Word for word, quote all of the material, omitting the pictures.

● Recorded information:
***

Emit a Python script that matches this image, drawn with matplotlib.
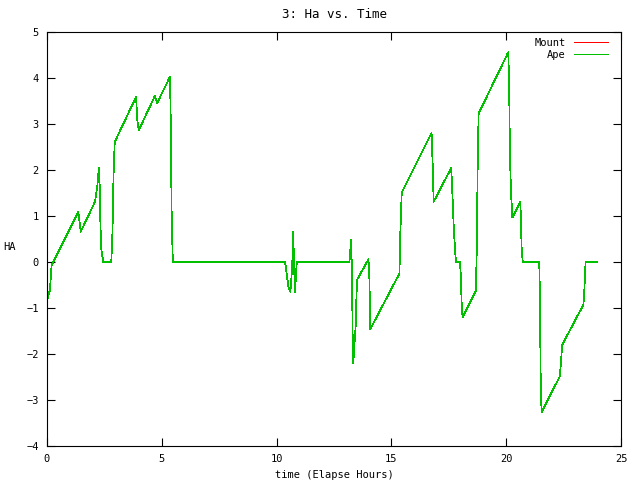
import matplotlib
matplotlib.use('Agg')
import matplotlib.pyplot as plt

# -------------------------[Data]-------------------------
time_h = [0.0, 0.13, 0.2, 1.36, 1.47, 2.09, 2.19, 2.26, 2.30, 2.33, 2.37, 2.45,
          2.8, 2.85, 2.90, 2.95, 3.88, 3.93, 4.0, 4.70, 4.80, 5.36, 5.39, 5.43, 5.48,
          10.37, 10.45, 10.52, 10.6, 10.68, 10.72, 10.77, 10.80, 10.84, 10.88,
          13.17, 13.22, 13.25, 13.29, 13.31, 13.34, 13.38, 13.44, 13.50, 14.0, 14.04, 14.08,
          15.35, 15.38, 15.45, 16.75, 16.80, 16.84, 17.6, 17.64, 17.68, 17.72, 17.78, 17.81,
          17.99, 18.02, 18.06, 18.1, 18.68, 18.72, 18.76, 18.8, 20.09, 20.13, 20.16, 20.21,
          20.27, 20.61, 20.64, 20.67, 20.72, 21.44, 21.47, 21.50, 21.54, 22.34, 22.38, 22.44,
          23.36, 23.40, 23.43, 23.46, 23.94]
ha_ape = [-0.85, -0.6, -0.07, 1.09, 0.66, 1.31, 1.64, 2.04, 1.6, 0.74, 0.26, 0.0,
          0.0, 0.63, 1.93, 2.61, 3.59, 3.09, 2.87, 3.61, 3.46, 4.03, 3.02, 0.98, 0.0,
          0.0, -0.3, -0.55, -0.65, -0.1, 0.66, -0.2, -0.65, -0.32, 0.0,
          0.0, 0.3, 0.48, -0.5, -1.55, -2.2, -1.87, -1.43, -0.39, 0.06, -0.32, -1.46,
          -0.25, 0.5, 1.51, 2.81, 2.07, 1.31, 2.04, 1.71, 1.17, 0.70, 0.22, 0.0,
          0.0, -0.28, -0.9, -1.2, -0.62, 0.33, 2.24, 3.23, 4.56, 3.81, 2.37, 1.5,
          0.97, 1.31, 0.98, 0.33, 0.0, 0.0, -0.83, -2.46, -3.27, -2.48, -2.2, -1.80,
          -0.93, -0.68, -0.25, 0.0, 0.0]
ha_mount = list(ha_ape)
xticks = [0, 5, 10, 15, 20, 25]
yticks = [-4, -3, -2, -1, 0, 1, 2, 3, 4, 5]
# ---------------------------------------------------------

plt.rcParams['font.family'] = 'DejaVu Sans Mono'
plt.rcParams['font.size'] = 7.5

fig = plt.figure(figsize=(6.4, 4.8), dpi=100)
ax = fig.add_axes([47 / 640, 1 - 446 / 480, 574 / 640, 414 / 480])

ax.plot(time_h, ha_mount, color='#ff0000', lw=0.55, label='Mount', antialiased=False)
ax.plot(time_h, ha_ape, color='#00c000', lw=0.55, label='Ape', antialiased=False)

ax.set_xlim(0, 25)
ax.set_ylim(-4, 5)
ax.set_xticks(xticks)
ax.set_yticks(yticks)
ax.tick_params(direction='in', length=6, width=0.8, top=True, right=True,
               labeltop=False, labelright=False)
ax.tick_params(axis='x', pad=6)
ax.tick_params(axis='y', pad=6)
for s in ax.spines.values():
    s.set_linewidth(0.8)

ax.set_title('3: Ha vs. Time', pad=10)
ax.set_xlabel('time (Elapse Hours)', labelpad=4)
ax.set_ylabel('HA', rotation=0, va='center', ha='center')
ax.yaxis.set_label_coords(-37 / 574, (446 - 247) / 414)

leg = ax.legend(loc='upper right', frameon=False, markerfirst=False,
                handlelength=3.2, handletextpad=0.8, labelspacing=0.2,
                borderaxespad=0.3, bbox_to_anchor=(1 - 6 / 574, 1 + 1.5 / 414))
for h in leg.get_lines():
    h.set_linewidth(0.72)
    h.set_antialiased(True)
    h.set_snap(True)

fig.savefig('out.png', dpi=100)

***

● Written solution:
Emit a Python script that matches this image, drawn with matplotlib.
import matplotlib
matplotlib.use('Agg')
import matplotlib.pyplot as plt

# -------------------------[Data]-------------------------
time_h = [0.0, 0.13, 0.2, 1.36, 1.47, 2.09, 2.19, 2.26, 2.30, 2.33, 2.37, 2.45,
          2.8, 2.85, 2.90, 2.95, 3.88, 3.93, 4.0, 4.70, 4.80, 5.36, 5.39, 5.43, 5.48,
          10.37, 10.45, 10.52, 10.6, 10.68, 10.72, 10.77, 10.80, 10.84, 10.88,
          13.17, 13.22, 13.25, 13.29, 13.31, 13.34, 13.38, 13.44, 13.50, 14.0, 14.04, 14.08,
          15.35, 15.38, 15.45, 16.75, 16.80, 16.84, 17.6, 17.64, 17.68, 17.72, 17.78, 17.81,
          17.99, 18.02, 18.06, 18.1, 18.68, 18.72, 18.76, 18.8, 20.09, 20.13, 20.16, 20.21,
          20.27, 20.61, 20.64, 20.67, 20.72, 21.44, 21.47, 21.50, 21.54, 22.34, 22.38, 22.44,
          23.36, 23.40, 23.43, 23.46, 23.94]
ha_ape = [-0.85, -0.6, -0.07, 1.09, 0.66, 1.31, 1.64, 2.04, 1.6, 0.74, 0.26, 0.0,
          0.0, 0.63, 1.93, 2.61, 3.59, 3.09, 2.87, 3.61, 3.46, 4.03, 3.02, 0.98, 0.0,
          0.0, -0.3, -0.55, -0.65, -0.1, 0.66, -0.2, -0.65, -0.32, 0.0,
          0.0, 0.3, 0.48, -0.5, -1.55, -2.2, -1.87, -1.43, -0.39, 0.06, -0.32, -1.46,
          -0.25, 0.5, 1.51, 2.81, 2.07, 1.31, 2.04, 1.71, 1.17, 0.70, 0.22, 0.0,
          0.0, -0.28, -0.9, -1.2, -0.62, 0.33, 2.24, 3.23, 4.56, 3.81, 2.37, 1.5,
          0.97, 1.31, 0.98, 0.33, 0.0, 0.0, -0.83, -2.46, -3.27, -2.48, -2.2, -1.80,
          -0.93, -0.68, -0.25, 0.0, 0.0]
ha_mount = list(ha_ape)
xticks = [0, 5, 10, 15, 20, 25]
yticks = [-4, -3, -2, -1, 0, 1, 2, 3, 4, 5]
# ---------------------------------------------------------

plt.rcParams['font.family'] = 'DejaVu Sans Mono'
plt.rcParams['font.size'] = 7.5

fig = plt.figure(figsize=(6.4, 4.8), dpi=100)
ax = fig.add_axes([47 / 640, 1 - 446 / 480, 574 / 640, 414 / 480])

ax.plot(time_h, ha_mount, color='#ff0000', lw=0.55, label='Mount', antialiased=False)
ax.plot(time_h, ha_ape, color='#00c000', lw=0.55, label='Ape', antialiased=False)

ax.set_xlim(0, 25)
ax.set_ylim(-4, 5)
ax.set_xticks(xticks)
ax.set_yticks(yticks)
ax.tick_params(direction='in', length=6, width=0.8, top=True, right=True,
               labeltop=False, labelright=False)
ax.tick_params(axis='x', pad=6)
ax.tick_params(axis='y', pad=6)
for s in ax.spines.values():
    s.set_linewidth(0.8)

ax.set_title('3: Ha vs. Time', pad=10)
ax.set_xlabel('time (Elapse Hours)', labelpad=4)
ax.set_ylabel('HA', rotation=0, va='center', ha='center')
ax.yaxis.set_label_coords(-37 / 574, (446 - 247) / 414)

leg = ax.legend(loc='upper right', frameon=False, markerfirst=False,
                handlelength=3.2, handletextpad=0.8, labelspacing=0.2,
                borderaxespad=0.3, bbox_to_anchor=(1 - 6 / 574, 1 + 1.5 / 414))
for h in leg.get_lines():
    h.set_linewidth(0.72)
    h.set_antialiased(True)
    h.set_snap(True)

fig.savefig('out.png', dpi=100)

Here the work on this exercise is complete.